Task details:
Without including the pictures, copy out every line below.

Given entries:
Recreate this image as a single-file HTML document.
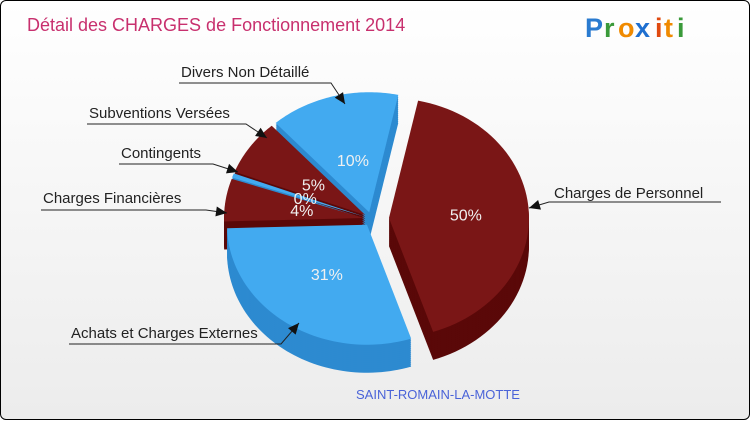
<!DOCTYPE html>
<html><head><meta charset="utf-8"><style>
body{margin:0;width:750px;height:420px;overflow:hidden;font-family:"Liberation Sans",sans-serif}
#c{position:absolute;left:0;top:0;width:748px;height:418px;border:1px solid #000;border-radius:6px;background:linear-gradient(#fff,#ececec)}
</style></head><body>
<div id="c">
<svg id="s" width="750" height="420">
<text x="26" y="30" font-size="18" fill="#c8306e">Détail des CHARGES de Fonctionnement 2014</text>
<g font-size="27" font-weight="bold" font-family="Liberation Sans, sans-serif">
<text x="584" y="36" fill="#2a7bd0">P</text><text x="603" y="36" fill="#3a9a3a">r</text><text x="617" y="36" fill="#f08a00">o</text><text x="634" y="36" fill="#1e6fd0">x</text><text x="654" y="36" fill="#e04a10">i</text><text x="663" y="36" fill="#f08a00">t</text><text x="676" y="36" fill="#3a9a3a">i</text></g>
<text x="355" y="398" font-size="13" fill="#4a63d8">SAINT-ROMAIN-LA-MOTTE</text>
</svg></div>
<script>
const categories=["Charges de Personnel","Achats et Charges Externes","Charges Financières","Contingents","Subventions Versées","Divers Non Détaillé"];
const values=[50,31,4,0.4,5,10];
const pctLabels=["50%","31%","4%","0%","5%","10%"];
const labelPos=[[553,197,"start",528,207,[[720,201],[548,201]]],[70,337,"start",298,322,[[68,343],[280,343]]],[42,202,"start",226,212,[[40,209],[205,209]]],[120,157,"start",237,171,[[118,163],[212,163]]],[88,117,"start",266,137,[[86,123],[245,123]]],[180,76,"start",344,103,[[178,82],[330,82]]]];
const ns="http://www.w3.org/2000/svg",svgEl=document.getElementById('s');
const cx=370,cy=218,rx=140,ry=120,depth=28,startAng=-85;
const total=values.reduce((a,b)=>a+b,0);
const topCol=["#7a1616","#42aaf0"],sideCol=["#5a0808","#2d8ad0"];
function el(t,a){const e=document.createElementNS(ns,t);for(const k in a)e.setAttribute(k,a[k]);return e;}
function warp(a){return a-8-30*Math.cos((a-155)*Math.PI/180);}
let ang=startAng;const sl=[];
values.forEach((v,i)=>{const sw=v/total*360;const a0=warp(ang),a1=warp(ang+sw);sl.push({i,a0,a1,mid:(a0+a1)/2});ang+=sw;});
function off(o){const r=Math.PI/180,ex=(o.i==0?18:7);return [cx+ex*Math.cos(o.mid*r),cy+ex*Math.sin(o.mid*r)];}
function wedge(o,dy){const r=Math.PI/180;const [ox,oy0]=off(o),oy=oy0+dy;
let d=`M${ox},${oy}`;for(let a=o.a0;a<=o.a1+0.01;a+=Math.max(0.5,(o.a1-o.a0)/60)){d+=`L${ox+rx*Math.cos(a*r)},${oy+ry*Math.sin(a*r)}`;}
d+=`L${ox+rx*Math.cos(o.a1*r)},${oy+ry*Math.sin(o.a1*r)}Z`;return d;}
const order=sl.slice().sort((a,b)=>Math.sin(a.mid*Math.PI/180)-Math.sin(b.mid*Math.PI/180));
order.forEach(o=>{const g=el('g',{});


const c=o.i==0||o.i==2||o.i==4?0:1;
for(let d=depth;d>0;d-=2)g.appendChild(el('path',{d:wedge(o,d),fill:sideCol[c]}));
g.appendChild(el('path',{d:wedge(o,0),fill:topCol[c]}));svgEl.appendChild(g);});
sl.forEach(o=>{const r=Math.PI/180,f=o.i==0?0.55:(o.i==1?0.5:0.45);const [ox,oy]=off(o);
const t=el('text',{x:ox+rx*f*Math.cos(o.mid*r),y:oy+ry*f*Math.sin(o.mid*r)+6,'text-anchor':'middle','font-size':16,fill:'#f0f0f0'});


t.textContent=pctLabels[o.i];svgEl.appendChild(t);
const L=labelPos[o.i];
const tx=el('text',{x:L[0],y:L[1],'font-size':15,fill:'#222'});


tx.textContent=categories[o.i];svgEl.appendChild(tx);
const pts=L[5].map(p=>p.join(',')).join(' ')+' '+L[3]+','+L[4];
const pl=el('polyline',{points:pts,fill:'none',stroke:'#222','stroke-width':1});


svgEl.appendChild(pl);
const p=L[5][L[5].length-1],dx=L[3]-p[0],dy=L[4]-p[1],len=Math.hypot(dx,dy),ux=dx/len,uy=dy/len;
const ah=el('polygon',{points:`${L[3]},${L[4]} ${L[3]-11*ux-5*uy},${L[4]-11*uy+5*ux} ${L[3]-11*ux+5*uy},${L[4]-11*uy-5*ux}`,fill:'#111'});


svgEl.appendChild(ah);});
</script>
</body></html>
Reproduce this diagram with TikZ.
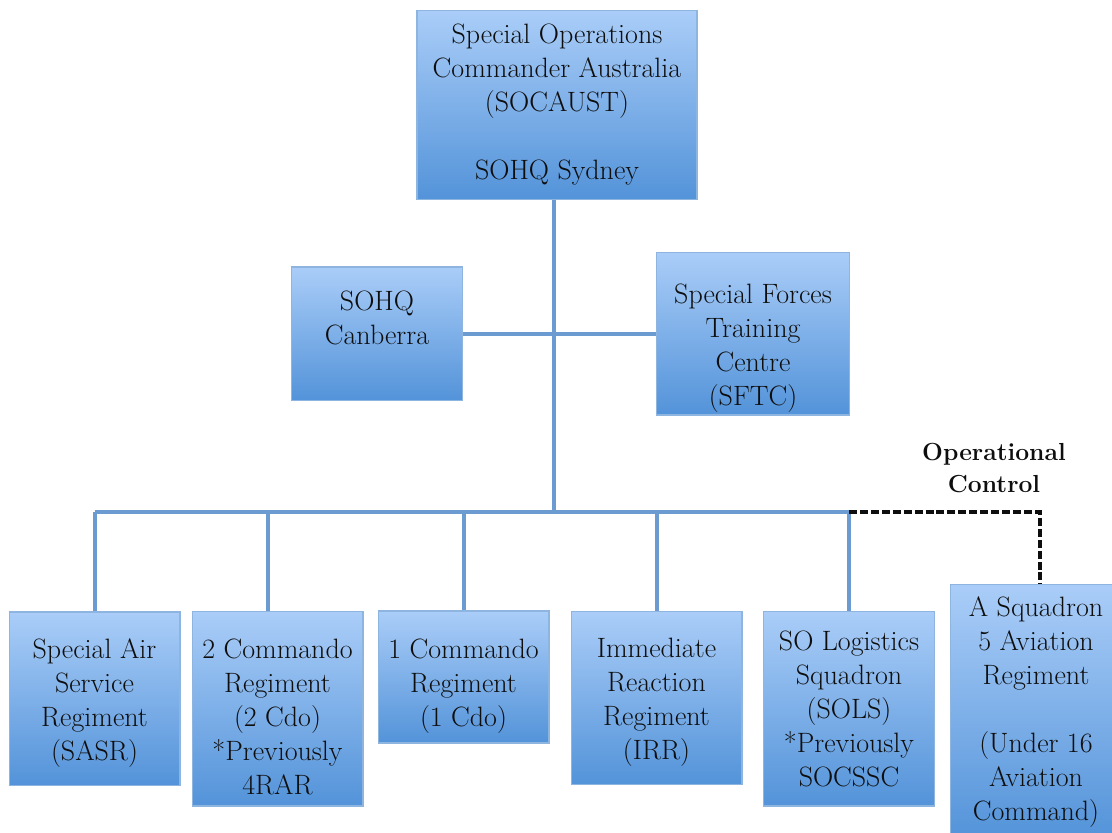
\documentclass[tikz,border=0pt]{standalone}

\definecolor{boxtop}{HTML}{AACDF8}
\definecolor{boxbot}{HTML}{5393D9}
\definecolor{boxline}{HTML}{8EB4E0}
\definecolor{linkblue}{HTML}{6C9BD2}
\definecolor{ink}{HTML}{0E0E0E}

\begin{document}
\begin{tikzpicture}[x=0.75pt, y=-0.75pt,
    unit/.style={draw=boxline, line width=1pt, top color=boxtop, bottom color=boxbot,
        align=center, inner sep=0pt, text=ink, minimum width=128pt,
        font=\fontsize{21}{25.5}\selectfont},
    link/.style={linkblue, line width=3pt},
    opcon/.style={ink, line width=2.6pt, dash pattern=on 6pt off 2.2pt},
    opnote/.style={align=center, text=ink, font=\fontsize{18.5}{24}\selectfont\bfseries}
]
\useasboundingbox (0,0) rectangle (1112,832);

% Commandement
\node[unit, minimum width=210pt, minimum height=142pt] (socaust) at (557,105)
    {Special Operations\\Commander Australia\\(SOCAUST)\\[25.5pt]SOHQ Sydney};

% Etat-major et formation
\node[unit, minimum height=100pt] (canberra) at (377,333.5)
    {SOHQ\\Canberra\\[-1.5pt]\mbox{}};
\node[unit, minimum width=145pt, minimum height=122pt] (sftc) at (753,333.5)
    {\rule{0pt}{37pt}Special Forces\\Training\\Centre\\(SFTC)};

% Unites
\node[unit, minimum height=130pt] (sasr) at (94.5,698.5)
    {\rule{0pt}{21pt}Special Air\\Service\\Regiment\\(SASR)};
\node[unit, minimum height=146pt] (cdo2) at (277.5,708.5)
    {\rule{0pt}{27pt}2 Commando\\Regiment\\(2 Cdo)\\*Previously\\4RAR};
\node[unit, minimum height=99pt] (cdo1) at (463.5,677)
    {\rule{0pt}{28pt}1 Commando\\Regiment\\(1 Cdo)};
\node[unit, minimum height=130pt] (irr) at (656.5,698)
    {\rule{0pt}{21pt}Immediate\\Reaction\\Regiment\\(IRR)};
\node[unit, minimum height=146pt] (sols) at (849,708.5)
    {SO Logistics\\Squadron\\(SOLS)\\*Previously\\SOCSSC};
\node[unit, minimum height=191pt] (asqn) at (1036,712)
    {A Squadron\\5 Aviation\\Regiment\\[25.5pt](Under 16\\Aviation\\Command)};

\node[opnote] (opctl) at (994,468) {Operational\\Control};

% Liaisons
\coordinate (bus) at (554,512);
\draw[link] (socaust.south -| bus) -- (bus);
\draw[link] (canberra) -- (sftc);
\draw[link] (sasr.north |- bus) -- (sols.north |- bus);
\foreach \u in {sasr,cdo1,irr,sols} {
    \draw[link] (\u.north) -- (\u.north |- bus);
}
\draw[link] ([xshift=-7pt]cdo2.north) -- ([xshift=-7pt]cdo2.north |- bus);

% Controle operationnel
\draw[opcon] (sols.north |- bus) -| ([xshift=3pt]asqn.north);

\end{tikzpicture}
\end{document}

Output:
Recreate this image as a single-file HTML document.
<!DOCTYPE html>
<html><head><meta charset="utf-8"><style>
body{margin:0;width:750px;height:420px;overflow:hidden;font-family:"Liberation Sans",sans-serif}
#c{position:absolute;left:0;top:0;width:748px;height:418px;border:1px solid #000;border-radius:6px;background:linear-gradient(#fff,#ececec)}
</style></head><body>
<div id="c">
<svg id="s" width="750" height="420">
<text x="26" y="30" font-size="18" fill="#c8306e">Détail des CHARGES de Fonctionnement 2014</text>
<g font-size="27" font-weight="bold" font-family="Liberation Sans, sans-serif">
<text x="584" y="36" fill="#2a7bd0">P</text><text x="603" y="36" fill="#3a9a3a">r</text><text x="617" y="36" fill="#f08a00">o</text><text x="634" y="36" fill="#1e6fd0">x</text><text x="654" y="36" fill="#e04a10">i</text><text x="663" y="36" fill="#f08a00">t</text><text x="676" y="36" fill="#3a9a3a">i</text></g>
<text x="355" y="398" font-size="13" fill="#4a63d8">SAINT-ROMAIN-LA-MOTTE</text>
</svg></div>
<script>
const categories=["Charges de Personnel","Achats et Charges Externes","Charges Financières","Contingents","Subventions Versées","Divers Non Détaillé"];
const values=[50,31,4,0.4,5,10];
const pctLabels=["50%","31%","4%","0%","5%","10%"];
const labelPos=[[553,197,"start",528,207,[[720,201],[548,201]]],[70,337,"start",298,322,[[68,343],[280,343]]],[42,202,"start",226,212,[[40,209],[205,209]]],[120,157,"start",237,171,[[118,163],[212,163]]],[88,117,"start",266,137,[[86,123],[245,123]]],[180,76,"start",344,103,[[178,82],[330,82]]]];
const ns="http://www.w3.org/2000/svg",svgEl=document.getElementById('s');
const cx=370,cy=218,rx=140,ry=120,depth=28,startAng=-85;
const total=values.reduce((a,b)=>a+b,0);
const topCol=["#7a1616","#42aaf0"],sideCol=["#5a0808","#2d8ad0"];
function el(t,a){const e=document.createElementNS(ns,t);for(const k in a)e.setAttribute(k,a[k]);return e;}
function warp(a){return a-8-30*Math.cos((a-155)*Math.PI/180);}
let ang=startAng;const sl=[];
values.forEach((v,i)=>{const sw=v/total*360;const a0=warp(ang),a1=warp(ang+sw);sl.push({i,a0,a1,mid:(a0+a1)/2});ang+=sw;});
function off(o){const r=Math.PI/180,ex=(o.i==0?18:7);return [cx+ex*Math.cos(o.mid*r),cy+ex*Math.sin(o.mid*r)];}
function wedge(o,dy){const r=Math.PI/180;const [ox,oy0]=off(o),oy=oy0+dy;
let d=`M${ox},${oy}`;for(let a=o.a0;a<=o.a1+0.01;a+=Math.max(0.5,(o.a1-o.a0)/60)){d+=`L${ox+rx*Math.cos(a*r)},${oy+ry*Math.sin(a*r)}`;}
d+=`L${ox+rx*Math.cos(o.a1*r)},${oy+ry*Math.sin(o.a1*r)}Z`;return d;}
const order=sl.slice().sort((a,b)=>Math.sin(a.mid*Math.PI/180)-Math.sin(b.mid*Math.PI/180));
order.forEach(o=>{const g=el('g',{});


const c=o.i==0||o.i==2||o.i==4?0:1;
for(let d=depth;d>0;d-=2)g.appendChild(el('path',{d:wedge(o,d),fill:sideCol[c]}));
g.appendChild(el('path',{d:wedge(o,0),fill:topCol[c]}));svgEl.appendChild(g);});
sl.forEach(o=>{const r=Math.PI/180,f=o.i==0?0.55:(o.i==1?0.5:0.45);const [ox,oy]=off(o);
const t=el('text',{x:ox+rx*f*Math.cos(o.mid*r),y:oy+ry*f*Math.sin(o.mid*r)+6,'text-anchor':'middle','font-size':16,fill:'#f0f0f0'});


t.textContent=pctLabels[o.i];svgEl.appendChild(t);
const L=labelPos[o.i];
const tx=el('text',{x:L[0],y:L[1],'font-size':15,fill:'#222'});


tx.textContent=categories[o.i];svgEl.appendChild(tx);
const pts=L[5].map(p=>p.join(',')).join(' ')+' '+L[3]+','+L[4];
const pl=el('polyline',{points:pts,fill:'none',stroke:'#222','stroke-width':1});


svgEl.appendChild(pl);
const p=L[5][L[5].length-1],dx=L[3]-p[0],dy=L[4]-p[1],len=Math.hypot(dx,dy),ux=dx/len,uy=dy/len;
const ah=el('polygon',{points:`${L[3]},${L[4]} ${L[3]-11*ux-5*uy},${L[4]-11*uy+5*ux} ${L[3]-11*ux+5*uy},${L[4]-11*uy-5*ux}`,fill:'#111'});


svgEl.appendChild(ah);});
</script>
</body></html>
Reproduce this diagram with TikZ.
\documentclass[tikz,border=0pt]{standalone}

\definecolor{boxtop}{HTML}{AACDF8}
\definecolor{boxbot}{HTML}{5393D9}
\definecolor{boxline}{HTML}{8EB4E0}
\definecolor{linkblue}{HTML}{6C9BD2}
\definecolor{ink}{HTML}{0E0E0E}

\begin{document}
\begin{tikzpicture}[x=0.75pt, y=-0.75pt,
    unit/.style={draw=boxline, line width=1pt, top color=boxtop, bottom color=boxbot,
        align=center, inner sep=0pt, text=ink, minimum width=128pt,
        font=\fontsize{21}{25.5}\selectfont},
    link/.style={linkblue, line width=3pt},
    opcon/.style={ink, line width=2.6pt, dash pattern=on 6pt off 2.2pt},
    opnote/.style={align=center, text=ink, font=\fontsize{18.5}{24}\selectfont\bfseries}
]
\useasboundingbox (0,0) rectangle (1112,832);

% Commandement
\node[unit, minimum width=210pt, minimum height=142pt] (socaust) at (557,105)
    {Special Operations\\Commander Australia\\(SOCAUST)\\[25.5pt]SOHQ Sydney};

% Etat-major et formation
\node[unit, minimum height=100pt] (canberra) at (377,333.5)
    {SOHQ\\Canberra\\[-1.5pt]\mbox{}};
\node[unit, minimum width=145pt, minimum height=122pt] (sftc) at (753,333.5)
    {\rule{0pt}{37pt}Special Forces\\Training\\Centre\\(SFTC)};

% Unites
\node[unit, minimum height=130pt] (sasr) at (94.5,698.5)
    {\rule{0pt}{21pt}Special Air\\Service\\Regiment\\(SASR)};
\node[unit, minimum height=146pt] (cdo2) at (277.5,708.5)
    {\rule{0pt}{27pt}2 Commando\\Regiment\\(2 Cdo)\\*Previously\\4RAR};
\node[unit, minimum height=99pt] (cdo1) at (463.5,677)
    {\rule{0pt}{28pt}1 Commando\\Regiment\\(1 Cdo)};
\node[unit, minimum height=130pt] (irr) at (656.5,698)
    {\rule{0pt}{21pt}Immediate\\Reaction\\Regiment\\(IRR)};
\node[unit, minimum height=146pt] (sols) at (849,708.5)
    {SO Logistics\\Squadron\\(SOLS)\\*Previously\\SOCSSC};
\node[unit, minimum height=191pt] (asqn) at (1036,712)
    {A Squadron\\5 Aviation\\Regiment\\[25.5pt](Under 16\\Aviation\\Command)};

\node[opnote] (opctl) at (994,468) {Operational\\Control};

% Liaisons
\coordinate (bus) at (554,512);
\draw[link] (socaust.south -| bus) -- (bus);
\draw[link] (canberra) -- (sftc);
\draw[link] (sasr.north |- bus) -- (sols.north |- bus);
\foreach \u in {sasr,cdo1,irr,sols} {
    \draw[link] (\u.north) -- (\u.north |- bus);
}
\draw[link] ([xshift=-7pt]cdo2.north) -- ([xshift=-7pt]cdo2.north |- bus);

% Controle operationnel
\draw[opcon] (sols.north |- bus) -| ([xshift=3pt]asqn.north);

\end{tikzpicture}
\end{document}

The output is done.